Justice Thomas Fires New Warning Shot Over Big Tech Liability

Critics believe technology companies have too much power over freedom of speech in America.

AP/Mariam Zuhaib, file
The U.S. Supreme Court. AP/Mariam Zuhaib, file

Associate Justice Clarence Thomas of the Supreme Court fired the latest warning shot at Big Tech on Monday, urging his fellow justices to take a closer look at the federal law that gives technology companies such as Facebook and Twitter broad protection from lawsuits filed by their users.

In an opinion attached to the court’s refusal to hear a case from Texas — Jane Doe v. Facebook Inc. — Justice Thomas wrote that existing laws shield Facebook from liability even when its own actions cause harm to others. He said it is time for the court to address the “proper scope of immunity” enjoyed by tech platforms.

No other justices signed on to his statement.

Justice Thomas’s suggestion was related to a case involving a 15-year-old Texas woman’s attempts to sue Facebook, whose parent company has since rebranded itself as Meta, after she was lured to a meeting by a man she met on the social media network in 2012 and then raped, beaten, and trafficked for sex.

She escaped her captor and later sued Facebook in Texas state court, alleging the company violated the state’s anti-sex trafficking laws.
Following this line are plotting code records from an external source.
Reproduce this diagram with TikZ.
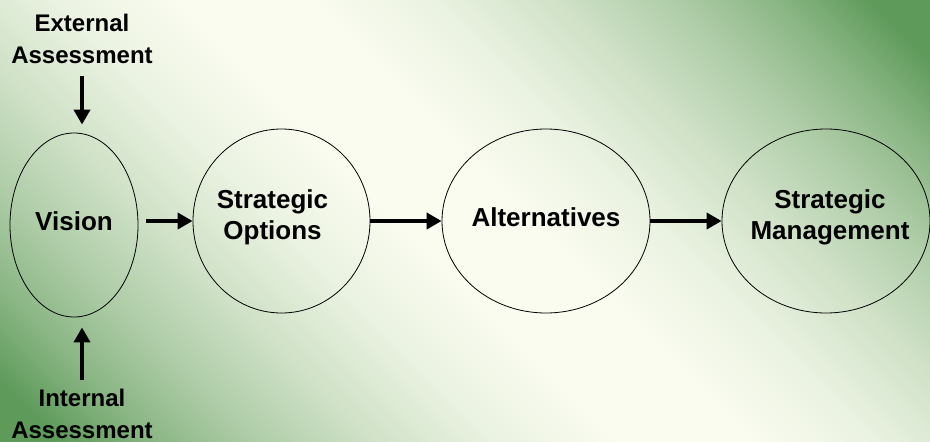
\documentclass[tikz,border=0pt]{standalone}
\usepackage{fontspec}
\setmainfont{Liberation Sans}
\usetikzlibrary{arrows.meta,shapes.geometric}

\definecolor{bggreen}{HTML}{5E9A5A}
\definecolor{bglight}{HTML}{FAFCF0}
\colorlet{bgtintA}{bggreen!10!bglight}
\colorlet{bgtintB}{bggreen!27!bglight}
\colorlet{bgtintC}{bggreen!50!bglight}
\colorlet{bgtintD}{bggreen!72!bglight}
\pgfdeclareverticalshading{bgfade}{100bp}{color(0bp)=(bggreen); color(27bp)=(bggreen);
  color(30.45bp)=(bgtintD); color(33.9bp)=(bgtintC); color(38.5bp)=(bgtintB); color(43.1bp)=(bgtintA);
  color(47.7bp)=(bglight); color(52.3bp)=(bglight); color(56.9bp)=(bgtintA); color(61.5bp)=(bgtintB);
  color(66.1bp)=(bgtintC); color(69.55bp)=(bgtintD); color(73bp)=(bggreen); color(100bp)=(bggreen)}

\begin{document}
\begin{tikzpicture}[x=1pt,y=-1pt,
    oval/.style={draw,ellipse,line width=0.8pt,inner sep=0pt,minimum height=184pt},
    word/.style={font=\fontsize{26}{31}\selectfont\bfseries,align=center,yshift=4pt},
    note/.style={font=\fontsize{24}{32}\selectfont\bfseries,align=center,inner sep=1pt},
    flow/.style={-{Triangle[length=15pt,width=16pt]},line width=4.5pt}]
    \begin{scope}
    \clip (0,0) rectangle (930,442);
    \shade[shading=bgfade,shading angle=-45] (-20,-264) rectangle (950,706);
    \end{scope}
    \useasboundingbox (0,0) rectangle (930,442);
    % the four stages
    \node[oval,minimum width=128pt,label={[word]center:Vision}] (vision) at (74,225) {};
    \node[oval,minimum width=177pt,label={[word,xshift=-9pt]center:Strategic\\Options}] (options) at (281.5,221) {};
    \node[oval,minimum width=208pt,label={[word]center:Alternatives}] (alt) at (546,221) {};
    \node[oval,minimum width=208pt,label={[word,xshift=4pt]center:Strategic\\Management}] (mgmt) at (826,221) {};
    % inputs to the vision
    \node[note] (ext) at (82,39) {External\\Assessment};
    \node[note] (int) at (82,414) {Internal\\Assessment};
    \draw[flow,shorten <=11pt,shorten >=8pt] (ext) -- (ext |- vision.north);
    \draw[flow,shorten <=8pt,shorten >=10pt] (int) -- (int |- vision.south);
    % the chain
    \draw[flow,shorten <=8pt] (vision.east |- options) -- (options.west);
    \draw[flow] (options) -- (alt);
    \draw[flow] (alt) -- (mgmt);
\end{tikzpicture}
\end{document}
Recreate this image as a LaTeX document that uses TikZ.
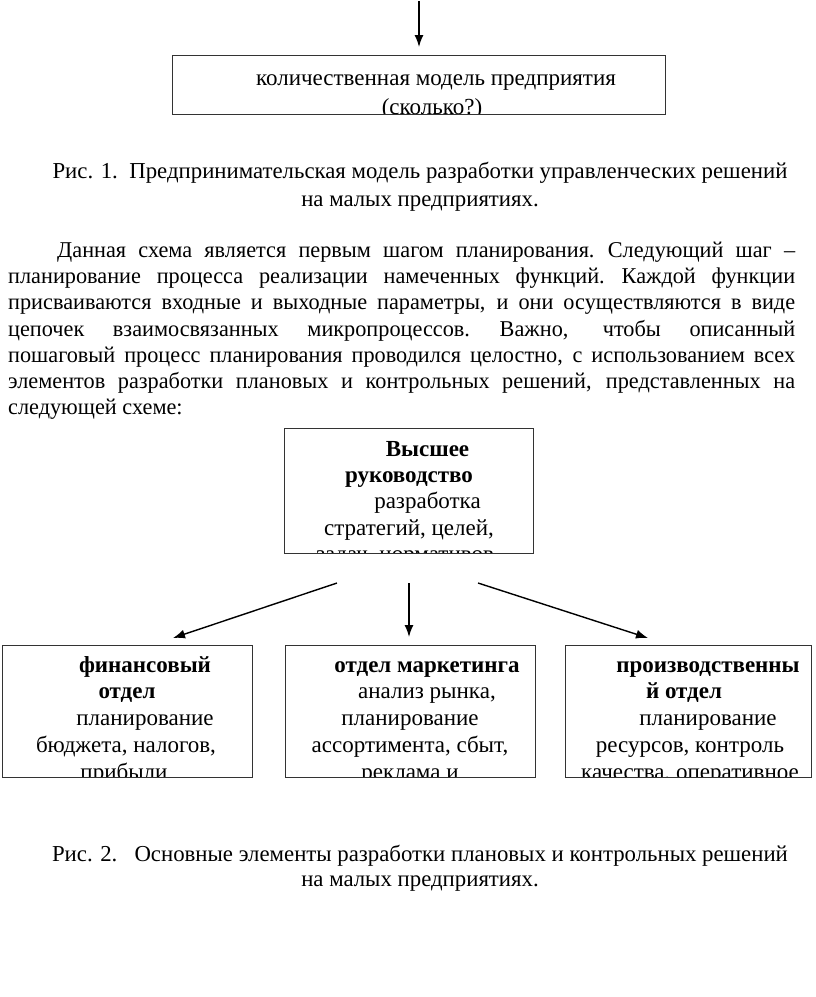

Facebook’s appeals in the case reached the Texas supreme court, which ruled that part of her claim is invalid because the company is shielded from liability under Section 230 of the 1996 Communications Decency Act.

That section, which shields social media companies from liability for any content posted by third parties, has become a target  for critics who believe technology companies have too much power over freedom of speech in America.

Both Democrats and Republicans in Congress have put forth various proposals to reform Section 230 in the past few years, and both presidential candidates in the 2020 election said they supported efforts to change the law.

Democrats, by and large, say the law allows tech platforms to host hateful content with impunity, and Republicans complain that the law allows the platforms to suppress conservative viewpoints. 

In his opinion, Justice Thomas said the Texas supreme court’s decision in the case “exemplifies how courts have interpreted Section 230 ‘to confer sweeping immunity on some of the largest companies in the world.’”

“Here, the Texas Supreme Court afforded publisher immunity even though Facebook allegedly ‘knows its system facilitates human traffickers in identifying and cultivating victims,’ but has nonetheless ‘failed to take any reasonable steps to mitigate the use of Facebook by human traffickers’ because doing so would cost the company users — and the advertising revenue those users generate,” Justice Thomas wrote.

“It is hard to see why the protection Section 230(c)(1) grants publishers against being held strictly liable for third parties’ content should protect Facebook from liability for its own ‘acts and omissions,’” the justice  added.

Justice Thomas, the senior figure on the court in terms of time-in-grade, said he agreed with the court’s decision not to hear the Jane Doe case. He said, though, that unless Congress takes steps to clarify the scope of immunity provided by Section 230, the court should do so “in an appropriate case.”